The book has a variety of puzzles for readers to solve, each with a cycling-related theme. Puzzlers can figure out sudokus, word searches and criss-crosses. They will also be challenged to work out what famous cyclists have said and the meaning of cycling terms such as bonk and squirrel.

Neil has been a puzzle compiler for newspapers and magazines, and has had more than 50 books published.

Rob’s book, Cracking China, is the result of a long held interest in Chinese culture and tradition.

It goes back to being a Cambridge University student. The renowned sinologist Jospeh Needham was master of Rob’s college, Gonville and Caius.

His interest deepened when he moved to Reading.

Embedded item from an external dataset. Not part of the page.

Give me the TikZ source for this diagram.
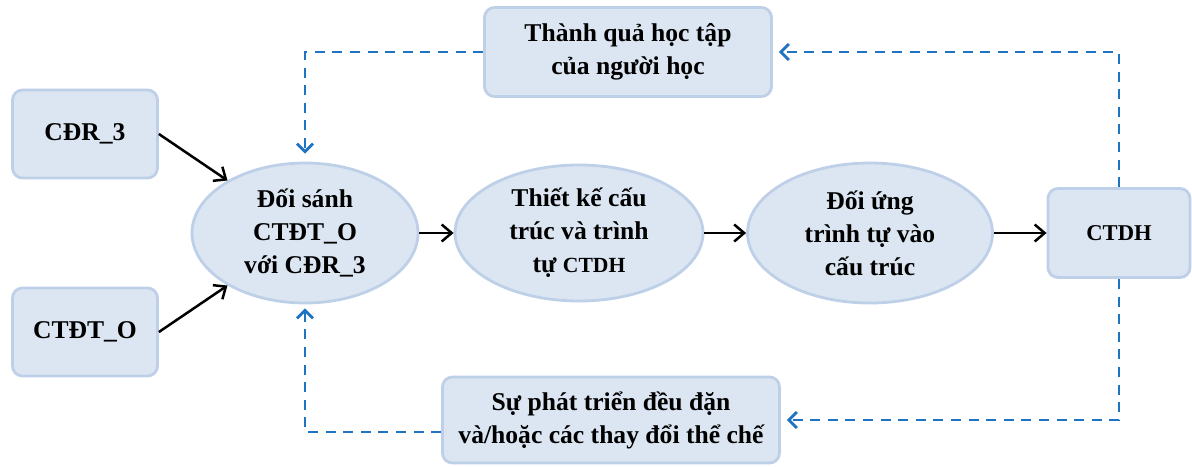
\documentclass[tikz,border=0pt]{standalone}
\usepackage{fontspec}
\setmainfont{Liberation Serif}
\usetikzlibrary{arrows.meta,shapes.geometric}
\definecolor{boxfill}{RGB}{220,230,242}
\definecolor{boxline}{RGB}{190,208,232}
\definecolor{loopblue}{RGB}{30,115,195}
\tikzset{
  block/.style    = {shape=rectangle, rounded corners=5pt,
                     draw=boxline, line width=1.4pt, fill=boxfill,
                     align=center, inner sep=0pt,
                     font=\fontsize{12.8}{16.5}\selectfont\bfseries},
  task/.style     = {block, shape=ellipse},
  small/.style    = {font=\fontsize{11.3}{13}\selectfont\bfseries},
  flow/.style     = {draw, line width=1.25pt,
                     -{Straight Barb[length=5pt,width=8.5pt]}},
  feedback/.style = {draw=loopblue, line width=1.4pt,
                     dash pattern=on 5pt off 3.8pt,
                     -{Straight Barb[length=4pt,width=8pt]}}
}

\begin{document}
\begin{tikzpicture}[x=0.5pt, y=-0.5pt]
  \useasboundingbox (0,0) rectangle (1192,466);

  % inputs
  \node [block, minimum width=72.5pt, minimum height=44pt] (cdr)  at (85,134) {CĐR\_3};
  \node [block, minimum width=72.5pt, minimum height=44pt] (ctdt) at (85,332) {CTĐT\_O};

  % main steps
  \node [task, minimum width=113pt, minimum height=70pt] (match) at (305,233)
    {Đối sánh\\CTĐT\_O\\với CĐR\_3};
  \node [task, minimum width=124pt, minimum height=68pt] (design) at (579,233)
    {Thiết kế cấu\\trúc và trình\\tự {\fontsize{10.8}{13}\selectfont CTDH}};
  \node [task, minimum width=122.5pt, minimum height=70pt] (map) at (870,233)
    {Đối ứng\\trình tự vào\\cấu trúc};
  \node [block, small, minimum width=71pt, minimum height=44.5pt] (ctdh) at (1119,233) {CTDH};

  % feedback
  \node [block, minimum width=143.5pt, minimum height=44.5pt] (outcome) at (628,52)
    {Thành quả học tập\\của người học};
  \node [block, minimum width=168.5pt, minimum height=43pt] (change) at (611,420)
    {Sự phát triển đều đặn\\và/hoặc các thay đổi thể chế};

  \draw [flow] (cdr.east) -- (match);
  \draw [flow] (ctdt.east) -- (match);
  \draw [flow] (match) -- (design);
  \draw [flow] (design) -- (map);
  \draw [flow] (map) -- (ctdh);

  \draw [feedback, shorten >=3pt] (ctdh.north) |- (outcome.east);
  \draw [feedback, shorten >=4pt] (outcome.west) -| (match.north);
  \draw [feedback, shorten >=3pt] (ctdh.south) |- (change.east);
  \draw [feedback, shorten >=2pt] ([yshift=-6pt]change.west) -| (match.south);
\end{tikzpicture}
\end{document}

“I attended a course on Chinese culture and language at the Meadway Centre in 1988,” Rob explains. “And I’m now vice president of the Society for Anglo-Chinese Understanding.”

The main aim of the book is to give readers an insight into a country they may not know much about, other than its recent political history.

Rob said he is keen for readers not to judge China entirely on it.

“There are millennia of Chinese history, and so much science and culture originated there,” he says. “Martial arts like Tai Chi are the most well known.”

There are signs that Rob’s mission to promote understanding is working. His website China Sage, which is the basis for the book, gets much of its traffic from education settings in the United States.

Both books are available from bookshops and online.